A Ordem dos Médicos está disponível para estudar as vantagens e riscos da prescrição de canábis para fins medicinais, apesar de nunca ter havido um pedido formal nesse sentido por parte das autoridades de saúde nacionais. “A discussão terá de acontecer mais tarde ou mais cedo”, disse ao i José Manuel Silva, bastonário dos médicos que terminará o mandato dia 8 de fevereiro.
Questionado pelo jornal, o director-geral do Serviço de Intervenção nos Comportamentos Aditivos e nas Dependências (SICAD) remeteu qualquer iniciativa para a Ordem, em diálogo com o Infarmed. Já a Direcção-Geral da Saúde, que emite orientações clínicas, segue o entendimento do SICAD e não está a estudar o dossiê.
Com o pontapé de saída nas mãos dos médicos, caberá ao novo bastonário, Miguel Guimarães, desencadear o processo. “Sendo um assunto crescente a nível internacional, fará todo o sentido que os médicos portugueses se pronunciem”, disse ao i Miguel Guimarães, antecipando que poderá lançar esse debate no âmbito do conselho para política do medicamento da Ordem.

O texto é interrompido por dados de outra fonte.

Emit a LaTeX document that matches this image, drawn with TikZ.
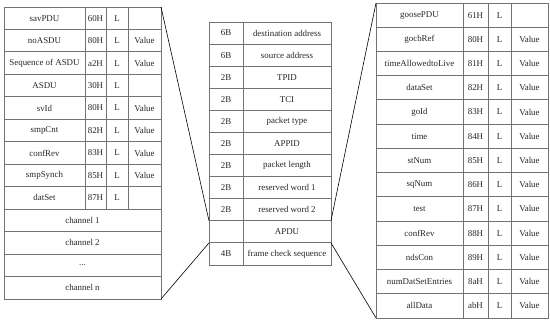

A mudança poderá também ser precipitada por São Bento. No parlamento, BE e PCP já propuseram o avanço da legalização da canábis para fins terapêuticos. O projeto do Bloco, rejeitado em 2015, pretendia ir mais longe, legalizando o consumo de canábis em clubes sociais.
A última análise da Organização Mundial da Saúde sobre o uso terapêutico da canábis, comissionado a Bertha K. Madras, professora de Psicobiologia na Universidade de Harvard, concluiu que, quando estão em causa drogas com efeitos psicoativos, são precisos critérios “rigorosos” para o seu uso como medicamento.
FINS TERAPÊUTICOS
Nos Estados Unidos, 28 estados autorizam o uso de canábis para fins terapêuticos e a Alemanha acaba de legalizar a prescrição.
Esclerose múltipla
- Um estudo no Reino Unido, citado pela OMS, revelou que 14% a 18% dos doentes com esclerose múltipla utiliza canábis para alívio dos sintomas de espasticidade (contração muscular involuntária), dor e insónia. O uso continuado já foi associado a perdas cognitivas.
Dor neuropática
- Surge associada a diferentes doenças, como sida, cancro ou artrite reumatoide. Segundo a última análise a pedido da OMS, em 2015, embora o efeito da canábis seja promissor, os ensaios acompanharam os doentes durante períodos curtos.
Alzheimer
- O efeito sedativo dos canabinoides tem sido apontado como potencial mais-valia na gestão da doença de Alzheimer, nomeadamente dos distúrbios do sono. Já há medicamentos aprovados pela FDA para esse fim.
Náuseas da quimioterapia
- O uso de canabinoides por doentes a fazer quimioterapia foi um dos primeiros a ser estudado, com o desenvolvimento de THC sintético. O alívio das náuseas é uma das indicações mais comuns nos Estados Unidos.
Doença de Crohn
- Alguns estudos têm apontado para o efeito terapêutico em casos de doentes em que os tratamentos convencionais não controlavam a doença. Segundo o estudo da OMS, não é claro se os canabinoides reduzem a inflamação ou se atenuam apenas sintomas como a dor e perda de apetite.
Glaucoma
- É outra doença em que o uso da canábis está a ser estudado. Baixa a pressão sanguínea e parece reduzir temporariamente a pressão ocular. Como o efeito é limitado, assinalou a análise da OMS em 2015, é preciso fumar canábis seis a oito vezes por dia para obter um controlo constante da pressão ocular, o que tem um efeito significativo na capacidade cognitiva. Outro desafio é que o olho começa também a desenvolver resistência.